Figure B shows the absolute value of the average cathodic peak current |Ic|P (black symbols), obtained from three devices, as a function of the glucose concentration C. The |Ic|P vs C data is fitted to a linear function (red line), |Ic|P = 0.34 (μA/mM) × C + 11.7 μA, with a linearity correlation coefficient of 0.9909. The sensitivity of our SOI–GOx electrodes is therefore determined to be 0.34 μA/mM, or 8.5 μA/(mM cm2), which is higher or comparable to GOx-GCE electrodes immobilized by MWCNT[8] or ERGO-MWCNT hybrid materials,[12] and GOx-ITO electrodes immobilized by Au, CdS, and ZnS nanostructures.[18] Moreover, our SOI–GOx electrodes displayed nearly linear response in a wide range of glucose concentrations, up to 15 mM, which is wider compared to a majority of glucose sensors reported in the literature.[8−12,14,15,17,18]
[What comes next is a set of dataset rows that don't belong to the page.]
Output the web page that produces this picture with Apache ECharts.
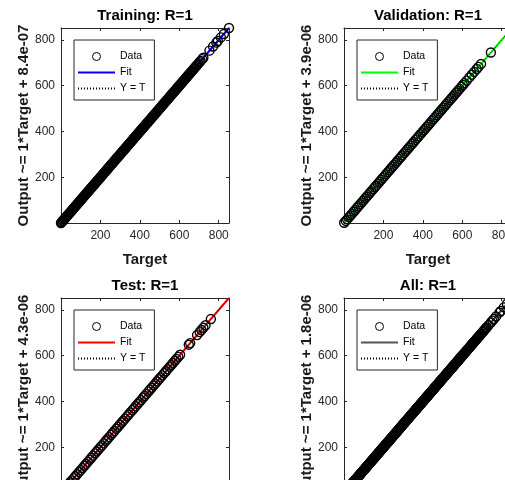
<!DOCTYPE html>
<html>
<head>
<meta charset="utf-8">
<script src="https://cdn.jsdelivr.net/npm/echarts/dist/echarts.min.js"></script>
<style>
  html, body { margin: 0; padding: 0; background: #fff; }
  #chart { width: 505px; height: 480px; }
</style>
</head>
<body>
<div id="chart"></div>
<script>
// Regression panels: network output against target for each data subset.
const panelTitles = ['Training: R=1', 'Validation: R=1', 'Test: R=1', 'All: R=1'];
const fitSlopes = [1, 1, 1, 1];
const fitIntercepts = [8.4e-07, 3.9e-06, 4.3e-06, 1.8e-06];
const interceptLabels = ['8.4e-07', '3.9e-06', '4.3e-06', '1.8e-06'];
const axisLimits = [0, 852];
const tickStep = 200;
const legendNames = ['Data', 'Fit', 'Y = T'];

// Targets of each subset (outputs coincide with targets, R = 1).
const trainingTargets = [
  0, 3, 7, 10, 14, 18, 21, 25, 28, 32, 36, 39, 43, 47, 50, 54, 57, 61, 65, 68,
  72, 76, 79, 83, 86, 90, 94, 97, 101, 105, 108, 112, 115, 119, 123, 126, 130, 134, 137, 141,
  144, 148, 152, 155, 159, 163, 166, 170, 173, 177, 181, 184, 188, 192, 195, 199, 202, 206, 210, 213,
  217, 221, 224, 228, 231, 235, 239, 242, 246, 250, 253, 257, 260, 264, 268, 271, 275, 279, 282, 286,
  289, 293, 297, 300, 304, 308, 311, 315, 318, 322, 326, 329, 333, 337, 340, 344, 347, 351, 355, 358,
  362, 366, 369, 373, 376, 380, 384, 387, 391, 395, 398, 402, 405, 409, 413, 416, 420, 424, 427, 431,
  434, 438, 442, 445, 449, 453, 456, 460, 463, 467, 471, 474, 478, 482, 485, 489, 492, 496, 500, 503,
  507, 511, 514, 518, 521, 525, 529, 532, 536, 540, 543, 547, 550, 554, 558, 561, 565, 569, 572, 576,
  579, 583, 587, 590, 594, 598, 601, 605, 608, 612, 616, 619, 623, 627, 630, 634, 637, 641, 645, 648,
  652, 656, 659, 663, 667, 672, 676, 681, 686, 690, 697, 703, 708, 716, 722, 753, 771, 788, 795, 811,
  826, 852
];
const validationTargets = [
  1, 9, 16, 25, 33, 40, 49, 57, 66, 73, 82, 90, 98, 107, 115, 122, 131, 139, 148, 156,
  163, 172, 180, 189, 197, 205, 213, 222, 230, 238, 247, 255, 263, 271, 280, 288, 296, 305, 313, 321,
  330, 338, 346, 354, 363, 371, 379, 388, 396, 404, 413, 421, 429, 437, 446, 454, 462, 471, 479, 487,
  496, 504, 512, 520, 529, 537, 545, 554, 562, 570, 578, 586, 595, 603, 611, 622, 636, 648, 660, 673,
  682, 695, 745
];
const testTargets = [
  2, 11, 20, 28, 38, 47, 55, 65, 73, 82, 92, 100, 109, 119, 127, 136, 146, 154, 163, 173,
  181, 190, 200, 208, 217, 227, 235, 244, 254, 262, 271, 281, 289, 298, 308, 316, 325, 335, 343, 352,
  362, 370, 379, 389, 397, 406, 416, 424, 433, 443, 451, 460, 470, 478, 487, 497, 505, 514, 524, 532,
  541, 551, 559, 568, 578, 586, 595, 604, 648, 655, 690, 703, 712, 722, 733, 760
];
const allTargets = trainingTargets.concat(validationTargets, testTargets);
const subsetTargets = [trainingTargets, validationTargets, testTargets, allTargets];

// Styling and layout
const fitColors = ['#0000ff', '#00ff00', '#ff0000', '#555555'];
const panelOrigins = [[61, 28], [344, 28], [61, 298], [344, 298]];
const panelW = 168, panelH = 195;
const FONT = '"Liberation Sans", Arial, Helvetica, sans-serif';
const AX = '#262626';
const NONE = 'rgba(0,0,0,0)';

const grid = [], xAxis = [], yAxis = [], series = [], legend = [];

panelTitles.forEach((title, i) => {
  const [gl, gt] = panelOrigins[i];
  const key = 'p' + i + '|';
  grid.push({ left: gl, top: gt, width: panelW, height: panelH, outerBoundsMode: 'none', containLabel: false, show: false });

  const common = {
    type: 'value', min: axisLimits[0], max: axisLimits[1], interval: tickStep,
    gridIndex: i, splitLine: { show: false },
    axisLine: { show: true, onZero: false, lineStyle: { color: AX, width: 1 } },
    axisTick: { show: true, inside: true, length: 3, lineStyle: { color: AX, width: 1 } }
  };
  const label = {
    show: true, color: AX, fontSize: 12, fontFamily: FONT,
    showMinLabel: false, showMaxLabel: false
  };

  xAxis.push(Object.assign({}, common, {
    position: 'bottom',
    axisLabel: Object.assign({}, label, { margin: 7 }),
    name: 'Target', nameLocation: 'middle', nameGap: 29,
    nameTextStyle: { fontSize: 15, fontWeight: 'bold', color: '#1a1a1a', fontFamily: FONT }
  }));
  xAxis.push(Object.assign({}, common, {
    position: 'top', axisLabel: { show: false },
    name: title, nameLocation: 'middle', nameGap: 5,
    nameTextStyle: { fontSize: 15, fontWeight: 'bold', color: '#000', fontFamily: FONT, verticalAlign: 'bottom' }
  }));
  yAxis.push(Object.assign({}, common, {
    position: 'left',
    axisLabel: Object.assign({}, label, { margin: 6 }),
    name: 'Output ~= ' + fitSlopes[i] + '*Target + ' + interceptLabels[i],
    nameLocation: 'middle', nameGap: 28, nameRotate: 90,
    nameTextStyle: { fontSize: 15, fontWeight: 'bold', color: '#1a1a1a', fontFamily: FONT }
  }));
  yAxis.push(Object.assign({}, common, { position: 'right', axisLabel: { show: false } }));

  const lo = axisLimits[0], hi = axisLimits[1];
  const m = fitSlopes[i], b = fitIntercepts[i];

  series.push({
    name: key + 'Fit', type: 'line', xAxisIndex: 2 * i, yAxisIndex: 2 * i,
    data: [[lo, m * lo + b], [hi, m * hi + b]],
    symbol: 'none', z: 2, silent: true,
    lineStyle: { color: fitColors[i], width: 2 },
    itemStyle: { color: NONE, borderColor: NONE, borderWidth: 0 }
  });
  series.push({
    name: key + 'Y = T', type: 'line', xAxisIndex: 2 * i, yAxisIndex: 2 * i,
    data: [[lo, lo], [hi, hi]],
    symbol: 'none', z: 3, silent: true,
    lineStyle: { color: '#000', width: 1, type: [1, 2] },
    itemStyle: { color: NONE, borderColor: NONE, borderWidth: 0 }
  });
  series.push({
    name: key + 'Data', type: 'scatter', xAxisIndex: 2 * i, yAxisIndex: 2 * i,
    data: subsetTargets[i].map(t => [t, t]),
    symbol: 'circle', symbolSize: 9, z: 4, silent: true,
    itemStyle: { color: NONE, borderColor: '#000', borderWidth: 1.4, opacity: 1 }
  });

  legend.push({
    data: legendNames.map(n => key + n),
    formatter: name => name.split('|')[1],
    orient: 'vertical', left: gl + 13, top: gt + 12,
    padding: [11, 9, 6, 3], itemGap: 5,
    itemWidth: 37, itemHeight: 8,
    backgroundColor: '#fff', borderColor: AX, borderWidth: 1, borderRadius: 0,
    selectedMode: false,
    textStyle: { fontSize: 10.5, color: '#000', fontFamily: FONT, padding: 0 },
    itemStyle: { borderWidth: 1, borderColor: 'inherit' }
  });
});

const chart = echarts.init(document.getElementById('chart'), null, { renderer: 'canvas' });
chart.setOption({
  backgroundColor: '#fff',
  animation: false,
  grid, xAxis, yAxis, series, legend
});
</script>
</body>
</html>
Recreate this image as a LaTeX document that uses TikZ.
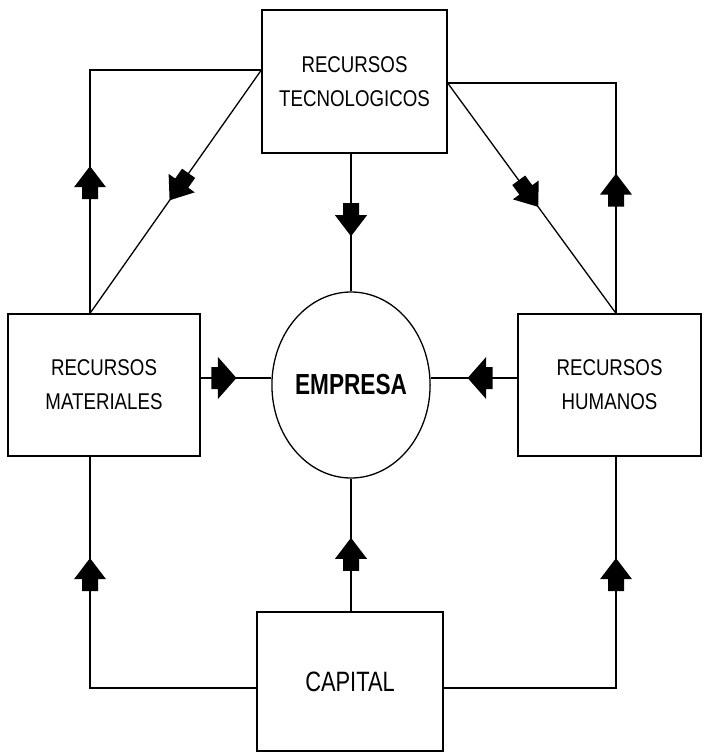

Stability of the SOI–GOx Glucose Sensor

For applications in implantable sensing devices, stability and lifetime are important characteristics to be considered. To evaluate its stability, we monitored the CV of the sensor while running it continuously for multiple times, and the peak current retained 97% or higher of its original value after more than 30 cycles. We also evaluated the response of an SOI–GOx electrode on the 7th and the 133rd days after it was created. Figure A shows the cyclic voltammograms of the sensor in PBS with a glucose concentration of 7 mM, on days 7 and 133. Although the peak currents on day 133 dropped to about one-half of the values on day 7, both anodic and cathodic peaks were still distinct on day 133, and the “duck” shape of the CV remained. The half-life (t1/2) of our glucose sensor is estimated to be 4–5 months, which is considerably longer than that reported in the literature.[16]Figure B shows cyclic voltammograms of the sensor in PBS with glucose concentrations of 3, 7, and 13 mM, on day 133. The apparent increase of peak currents with increasing glucose concentrations indicated that our glucose sensor was still capable of distinguishing glucose concentrations 133 days after the device was made.

Figure 5

(A) Cyclic voltammograms of an SOI–GOx working electrode at a glucose concentration of 7 mM, on the 7th and 133rd days after the electrode was created. (B) Cyclic voltammograms of the SOI–GOx working electrode at glucose concentrations of 3, 7, and 13 mM, on day 133.

Conclusions

To summarize, we have created SOI–GOx working electrodes through immobilizing GOx onto the SOI surface via silanization with APTES and GA, for glucose sensing. The significant suppression of the response of the SOI–GOx electrode in the absence of oxygen, compared to its response in the presence of oxygen, suggested that a hydrogen peroxide pathway dominated in our SOI–GOx electrode. As revealed from the evolution of CV, the cathodic peak currents of these SOI–GOx electrodes increased monotonically and nearly linearly with the increase of glucose concentrations, in a broad range of 1–15 mM. The sensitivity of the electrodes was determined to be 0.34 μA/mM or 8.5 μA/(mM cm2). Moreover, these SOI–GOx working electrodes displayed good stability and were capable of distinguishing different glucose concentrations even 133 days after the electrode was made. These results suggest that our SOI–GOx working electrode might be a promising candidate for implantable glucose sensors.